▶ _Written problem_
Omit any picture, and return the remaining data exactly as written.

▶ _Data provided_
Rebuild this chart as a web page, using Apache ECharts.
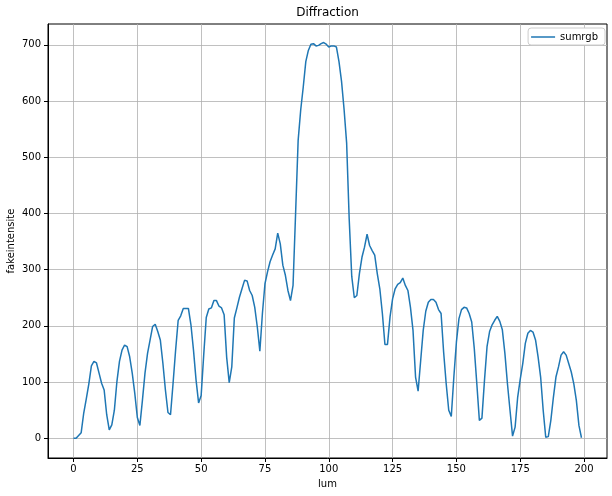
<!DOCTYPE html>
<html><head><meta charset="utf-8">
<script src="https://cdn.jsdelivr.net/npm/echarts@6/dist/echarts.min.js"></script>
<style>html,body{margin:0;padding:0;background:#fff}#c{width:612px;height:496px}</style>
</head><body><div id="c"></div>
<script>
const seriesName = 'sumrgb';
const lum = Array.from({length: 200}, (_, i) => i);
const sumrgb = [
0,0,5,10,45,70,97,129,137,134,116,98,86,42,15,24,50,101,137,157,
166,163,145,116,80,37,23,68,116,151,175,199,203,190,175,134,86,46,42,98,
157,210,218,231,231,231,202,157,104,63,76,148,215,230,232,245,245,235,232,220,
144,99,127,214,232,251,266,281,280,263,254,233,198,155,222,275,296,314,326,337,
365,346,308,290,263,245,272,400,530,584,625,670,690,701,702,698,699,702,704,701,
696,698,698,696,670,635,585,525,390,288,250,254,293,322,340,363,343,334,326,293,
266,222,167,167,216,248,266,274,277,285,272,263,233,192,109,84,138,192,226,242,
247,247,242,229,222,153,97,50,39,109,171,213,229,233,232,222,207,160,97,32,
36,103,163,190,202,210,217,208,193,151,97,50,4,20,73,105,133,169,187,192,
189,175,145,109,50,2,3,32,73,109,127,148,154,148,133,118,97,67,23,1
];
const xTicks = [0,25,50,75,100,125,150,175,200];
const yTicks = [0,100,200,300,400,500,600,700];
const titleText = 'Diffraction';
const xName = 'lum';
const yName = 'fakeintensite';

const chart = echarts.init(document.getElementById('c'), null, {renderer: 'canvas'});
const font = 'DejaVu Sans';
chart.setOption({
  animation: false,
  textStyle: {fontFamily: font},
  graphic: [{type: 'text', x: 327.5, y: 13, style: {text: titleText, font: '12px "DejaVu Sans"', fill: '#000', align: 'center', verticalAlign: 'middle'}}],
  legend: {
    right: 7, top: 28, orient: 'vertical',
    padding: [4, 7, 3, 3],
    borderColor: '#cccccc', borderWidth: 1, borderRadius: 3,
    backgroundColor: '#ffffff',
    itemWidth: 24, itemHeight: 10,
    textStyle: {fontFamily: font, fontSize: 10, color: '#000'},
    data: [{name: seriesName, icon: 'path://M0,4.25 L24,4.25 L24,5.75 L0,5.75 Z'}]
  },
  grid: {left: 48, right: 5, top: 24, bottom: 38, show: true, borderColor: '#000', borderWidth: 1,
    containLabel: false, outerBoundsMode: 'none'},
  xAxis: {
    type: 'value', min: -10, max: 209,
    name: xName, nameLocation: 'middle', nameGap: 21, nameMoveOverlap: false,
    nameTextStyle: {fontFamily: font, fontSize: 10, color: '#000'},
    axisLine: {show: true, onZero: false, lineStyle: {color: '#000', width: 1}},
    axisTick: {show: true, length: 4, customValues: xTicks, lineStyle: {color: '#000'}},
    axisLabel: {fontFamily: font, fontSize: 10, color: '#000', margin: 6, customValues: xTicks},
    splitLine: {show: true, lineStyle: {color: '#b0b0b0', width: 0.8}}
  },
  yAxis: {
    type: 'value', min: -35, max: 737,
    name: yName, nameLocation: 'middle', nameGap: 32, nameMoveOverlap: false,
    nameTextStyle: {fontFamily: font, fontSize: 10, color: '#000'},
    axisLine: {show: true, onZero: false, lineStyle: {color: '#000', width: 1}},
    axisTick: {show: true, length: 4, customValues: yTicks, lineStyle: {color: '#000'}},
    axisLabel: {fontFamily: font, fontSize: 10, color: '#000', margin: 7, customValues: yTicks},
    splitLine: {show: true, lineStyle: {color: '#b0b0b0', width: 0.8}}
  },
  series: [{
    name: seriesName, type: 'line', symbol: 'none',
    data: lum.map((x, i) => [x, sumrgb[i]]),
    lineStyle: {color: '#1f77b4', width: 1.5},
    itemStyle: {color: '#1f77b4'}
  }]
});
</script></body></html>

▶ _Correct response_
Rebuild this chart as a web page, using Apache ECharts.
<!DOCTYPE html>
<html><head><meta charset="utf-8">
<script src="https://cdn.jsdelivr.net/npm/echarts@6/dist/echarts.min.js"></script>
<style>html,body{margin:0;padding:0;background:#fff}#c{width:612px;height:496px}</style>
</head><body><div id="c"></div>
<script>
const seriesName = 'sumrgb';
const lum = Array.from({length: 200}, (_, i) => i);
const sumrgb = [
0,0,5,10,45,70,97,129,137,134,116,98,86,42,15,24,50,101,137,157,
166,163,145,116,80,37,23,68,116,151,175,199,203,190,175,134,86,46,42,98,
157,210,218,231,231,231,202,157,104,63,76,148,215,230,232,245,245,235,232,220,
144,99,127,214,232,251,266,281,280,263,254,233,198,155,222,275,296,314,326,337,
365,346,308,290,263,245,272,400,530,584,625,670,690,701,702,698,699,702,704,701,
696,698,698,696,670,635,585,525,390,288,250,254,293,322,340,363,343,334,326,293,
266,222,167,167,216,248,266,274,277,285,272,263,233,192,109,84,138,192,226,242,
247,247,242,229,222,153,97,50,39,109,171,213,229,233,232,222,207,160,97,32,
36,103,163,190,202,210,217,208,193,151,97,50,4,20,73,105,133,169,187,192,
189,175,145,109,50,2,3,32,73,109,127,148,154,148,133,118,97,67,23,1
];
const xTicks = [0,25,50,75,100,125,150,175,200];
const yTicks = [0,100,200,300,400,500,600,700];
const titleText = 'Diffraction';
const xName = 'lum';
const yName = 'fakeintensite';

const chart = echarts.init(document.getElementById('c'), null, {renderer: 'canvas'});
const font = 'DejaVu Sans';
chart.setOption({
  animation: false,
  textStyle: {fontFamily: font},
  graphic: [{type: 'text', x: 327.5, y: 13, style: {text: titleText, font: '12px "DejaVu Sans"', fill: '#000', align: 'center', verticalAlign: 'middle'}}],
  legend: {
    right: 7, top: 28, orient: 'vertical',
    padding: [4, 7, 3, 3],
    borderColor: '#cccccc', borderWidth: 1, borderRadius: 3,
    backgroundColor: '#ffffff',
    itemWidth: 24, itemHeight: 10,
    textStyle: {fontFamily: font, fontSize: 10, color: '#000'},
    data: [{name: seriesName, icon: 'path://M0,4.25 L24,4.25 L24,5.75 L0,5.75 Z'}]
  },
  grid: {left: 48, right: 5, top: 24, bottom: 38, show: true, borderColor: '#000', borderWidth: 1,
    containLabel: false, outerBoundsMode: 'none'},
  xAxis: {
    type: 'value', min: -10, max: 209,
    name: xName, nameLocation: 'middle', nameGap: 21, nameMoveOverlap: false,
    nameTextStyle: {fontFamily: font, fontSize: 10, color: '#000'},
    axisLine: {show: true, onZero: false, lineStyle: {color: '#000', width: 1}},
    axisTick: {show: true, length: 4, customValues: xTicks, lineStyle: {color: '#000'}},
    axisLabel: {fontFamily: font, fontSize: 10, color: '#000', margin: 6, customValues: xTicks},
    splitLine: {show: true, lineStyle: {color: '#b0b0b0', width: 0.8}}
  },
  yAxis: {
    type: 'value', min: -35, max: 737,
    name: yName, nameLocation: 'middle', nameGap: 32, nameMoveOverlap: false,
    nameTextStyle: {fontFamily: font, fontSize: 10, color: '#000'},
    axisLine: {show: true, onZero: false, lineStyle: {color: '#000', width: 1}},
    axisTick: {show: true, length: 4, customValues: yTicks, lineStyle: {color: '#000'}},
    axisLabel: {fontFamily: font, fontSize: 10, color: '#000', margin: 7, customValues: yTicks},
    splitLine: {show: true, lineStyle: {color: '#b0b0b0', width: 0.8}}
  },
  series: [{
    name: seriesName, type: 'line', symbol: 'none',
    data: lum.map((x, i) => [x, sumrgb[i]]),
    lineStyle: {color: '#1f77b4', width: 1.5},
    itemStyle: {color: '#1f77b4'}
  }]
});
</script></body></html>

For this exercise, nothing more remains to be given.